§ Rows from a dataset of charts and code
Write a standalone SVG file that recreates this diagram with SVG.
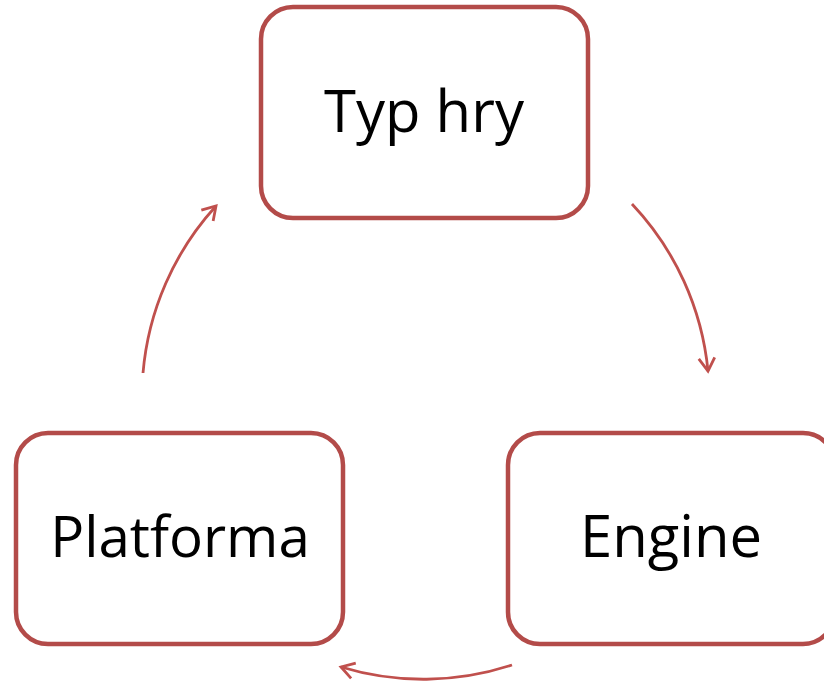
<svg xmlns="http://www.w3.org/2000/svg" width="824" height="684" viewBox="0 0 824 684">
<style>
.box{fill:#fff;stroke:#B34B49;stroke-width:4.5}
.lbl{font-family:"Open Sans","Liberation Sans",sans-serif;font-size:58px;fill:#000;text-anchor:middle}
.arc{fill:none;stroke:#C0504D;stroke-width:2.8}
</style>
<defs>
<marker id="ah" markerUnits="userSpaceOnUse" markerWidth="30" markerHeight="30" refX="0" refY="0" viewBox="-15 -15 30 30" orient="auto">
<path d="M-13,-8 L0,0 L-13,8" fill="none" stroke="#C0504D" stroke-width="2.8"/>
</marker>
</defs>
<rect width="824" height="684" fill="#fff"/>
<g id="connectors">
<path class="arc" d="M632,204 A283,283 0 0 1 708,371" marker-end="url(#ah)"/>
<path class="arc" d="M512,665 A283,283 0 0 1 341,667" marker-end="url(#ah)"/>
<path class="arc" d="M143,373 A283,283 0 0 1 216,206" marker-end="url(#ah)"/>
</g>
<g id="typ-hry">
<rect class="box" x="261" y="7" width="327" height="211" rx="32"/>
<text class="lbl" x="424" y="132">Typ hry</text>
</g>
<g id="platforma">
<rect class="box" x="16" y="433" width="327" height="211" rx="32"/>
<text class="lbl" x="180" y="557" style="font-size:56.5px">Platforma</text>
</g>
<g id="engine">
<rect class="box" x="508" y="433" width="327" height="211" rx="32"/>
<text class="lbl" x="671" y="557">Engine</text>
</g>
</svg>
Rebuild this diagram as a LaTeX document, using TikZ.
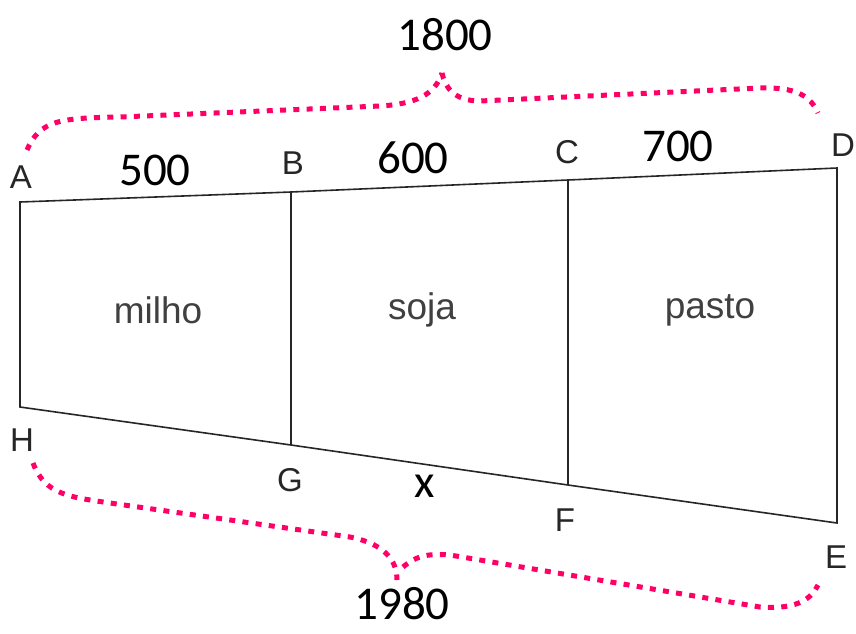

§ Problem to solve
Leave out the pictures and print every line of the data exactly.

§ Worked answer
Write a standalone SVG file that recreates this diagram with SVG.
<svg xmlns="http://www.w3.org/2000/svg" width="824" height="684" viewBox="0 0 824 684">
<style>
.box{fill:#fff;stroke:#B34B49;stroke-width:4.5}
.lbl{font-family:"Open Sans","Liberation Sans",sans-serif;font-size:58px;fill:#000;text-anchor:middle}
.arc{fill:none;stroke:#C0504D;stroke-width:2.8}
</style>
<defs>
<marker id="ah" markerUnits="userSpaceOnUse" markerWidth="30" markerHeight="30" refX="0" refY="0" viewBox="-15 -15 30 30" orient="auto">
<path d="M-13,-8 L0,0 L-13,8" fill="none" stroke="#C0504D" stroke-width="2.8"/>
</marker>
</defs>
<rect width="824" height="684" fill="#fff"/>
<g id="connectors">
<path class="arc" d="M632,204 A283,283 0 0 1 708,371" marker-end="url(#ah)"/>
<path class="arc" d="M512,665 A283,283 0 0 1 341,667" marker-end="url(#ah)"/>
<path class="arc" d="M143,373 A283,283 0 0 1 216,206" marker-end="url(#ah)"/>
</g>
<g id="typ-hry">
<rect class="box" x="261" y="7" width="327" height="211" rx="32"/>
<text class="lbl" x="424" y="132">Typ hry</text>
</g>
<g id="platforma">
<rect class="box" x="16" y="433" width="327" height="211" rx="32"/>
<text class="lbl" x="180" y="557" style="font-size:56.5px">Platforma</text>
</g>
<g id="engine">
<rect class="box" x="508" y="433" width="327" height="211" rx="32"/>
<text class="lbl" x="671" y="557">Engine</text>
</g>
</svg>
Rebuild this diagram as a LaTeX document, using TikZ.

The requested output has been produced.